# Prompt:
Extract word for word the lines of the listing from its start to the line holding "const DARK = '#404040';", both ends kept; pictures are not part of the copy.

# Recorded information:
|---|
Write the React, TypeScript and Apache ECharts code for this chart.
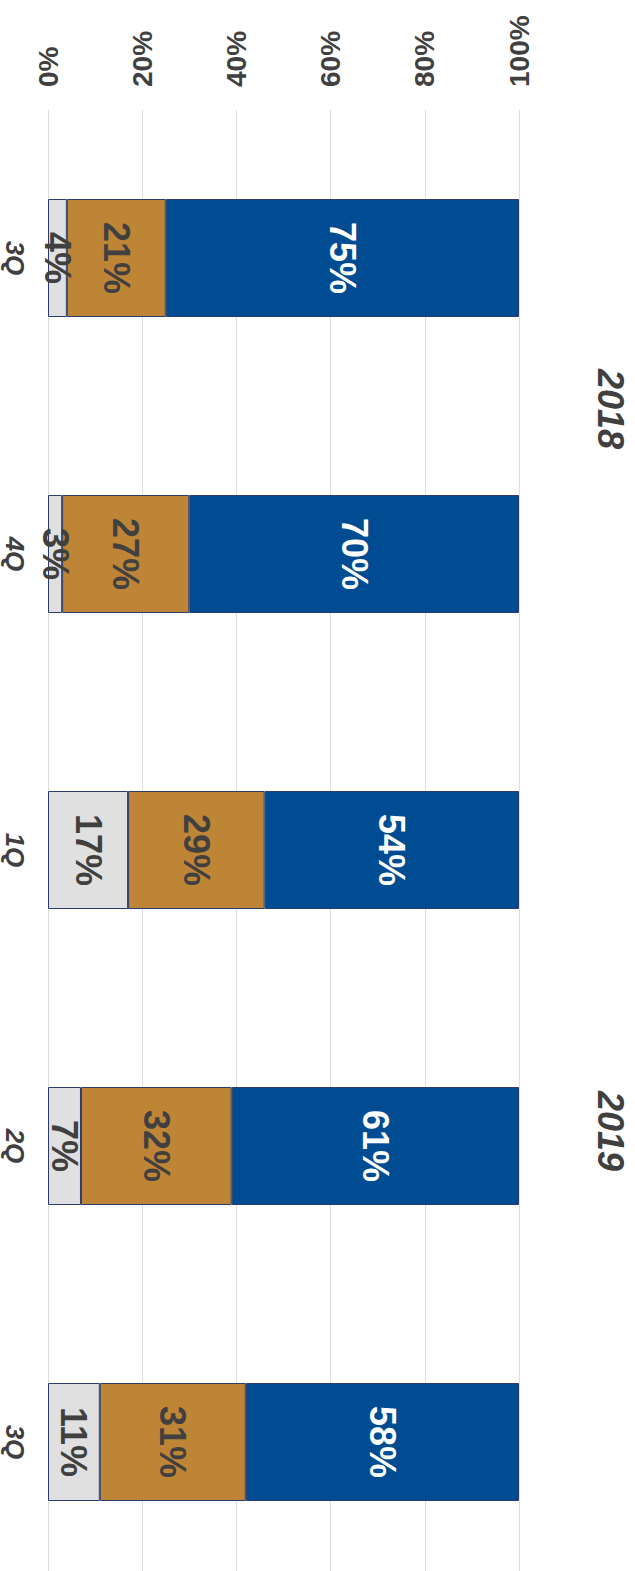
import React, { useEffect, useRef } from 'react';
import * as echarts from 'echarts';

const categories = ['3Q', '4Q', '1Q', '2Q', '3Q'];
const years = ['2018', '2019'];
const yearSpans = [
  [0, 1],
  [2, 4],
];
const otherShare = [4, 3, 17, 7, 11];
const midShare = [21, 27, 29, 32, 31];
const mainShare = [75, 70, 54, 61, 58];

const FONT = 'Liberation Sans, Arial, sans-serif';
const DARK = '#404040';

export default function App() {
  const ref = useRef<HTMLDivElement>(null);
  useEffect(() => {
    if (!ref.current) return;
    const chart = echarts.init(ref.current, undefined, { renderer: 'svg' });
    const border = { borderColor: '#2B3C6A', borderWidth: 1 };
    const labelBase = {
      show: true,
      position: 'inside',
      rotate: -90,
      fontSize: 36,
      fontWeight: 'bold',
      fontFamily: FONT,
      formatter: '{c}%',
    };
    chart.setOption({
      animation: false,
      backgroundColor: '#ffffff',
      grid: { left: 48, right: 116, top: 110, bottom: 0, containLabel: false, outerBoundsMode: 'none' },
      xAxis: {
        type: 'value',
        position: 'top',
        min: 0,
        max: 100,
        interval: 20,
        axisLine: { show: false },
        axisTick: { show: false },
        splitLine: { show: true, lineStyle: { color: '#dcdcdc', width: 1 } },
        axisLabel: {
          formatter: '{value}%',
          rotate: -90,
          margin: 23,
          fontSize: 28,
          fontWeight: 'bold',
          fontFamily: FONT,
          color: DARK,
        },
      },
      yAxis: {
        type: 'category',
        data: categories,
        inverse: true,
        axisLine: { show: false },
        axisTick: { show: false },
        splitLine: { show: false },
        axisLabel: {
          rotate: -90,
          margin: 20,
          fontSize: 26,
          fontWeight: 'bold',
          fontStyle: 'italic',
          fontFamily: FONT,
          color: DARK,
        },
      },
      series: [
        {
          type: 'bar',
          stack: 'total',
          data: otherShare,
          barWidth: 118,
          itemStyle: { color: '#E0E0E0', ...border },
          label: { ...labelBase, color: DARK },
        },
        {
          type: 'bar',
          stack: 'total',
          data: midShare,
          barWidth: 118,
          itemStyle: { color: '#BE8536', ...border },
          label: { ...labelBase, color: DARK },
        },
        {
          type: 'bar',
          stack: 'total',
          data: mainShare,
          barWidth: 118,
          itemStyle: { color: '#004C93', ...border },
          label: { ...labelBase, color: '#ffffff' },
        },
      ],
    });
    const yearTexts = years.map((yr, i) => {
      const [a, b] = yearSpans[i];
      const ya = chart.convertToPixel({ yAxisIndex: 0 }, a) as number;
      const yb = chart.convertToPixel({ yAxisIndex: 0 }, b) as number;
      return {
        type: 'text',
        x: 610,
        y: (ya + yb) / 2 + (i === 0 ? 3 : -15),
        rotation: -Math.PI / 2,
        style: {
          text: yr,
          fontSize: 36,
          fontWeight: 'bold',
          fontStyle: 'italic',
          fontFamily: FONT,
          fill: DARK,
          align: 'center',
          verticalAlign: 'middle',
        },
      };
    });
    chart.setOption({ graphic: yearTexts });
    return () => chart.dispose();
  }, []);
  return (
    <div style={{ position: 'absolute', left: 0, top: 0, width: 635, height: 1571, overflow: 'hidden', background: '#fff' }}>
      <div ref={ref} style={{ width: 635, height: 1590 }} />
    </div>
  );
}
|---|
# Completed task:
Write the React, TypeScript and Apache ECharts code for this chart.
import React, { useEffect, useRef } from 'react';
import * as echarts from 'echarts';

const categories = ['3Q', '4Q', '1Q', '2Q', '3Q'];
const years = ['2018', '2019'];
const yearSpans = [
  [0, 1],
  [2, 4],
];
const otherShare = [4, 3, 17, 7, 11];
const midShare = [21, 27, 29, 32, 31];
const mainShare = [75, 70, 54, 61, 58];

const FONT = 'Liberation Sans, Arial, sans-serif';
const DARK = '#404040';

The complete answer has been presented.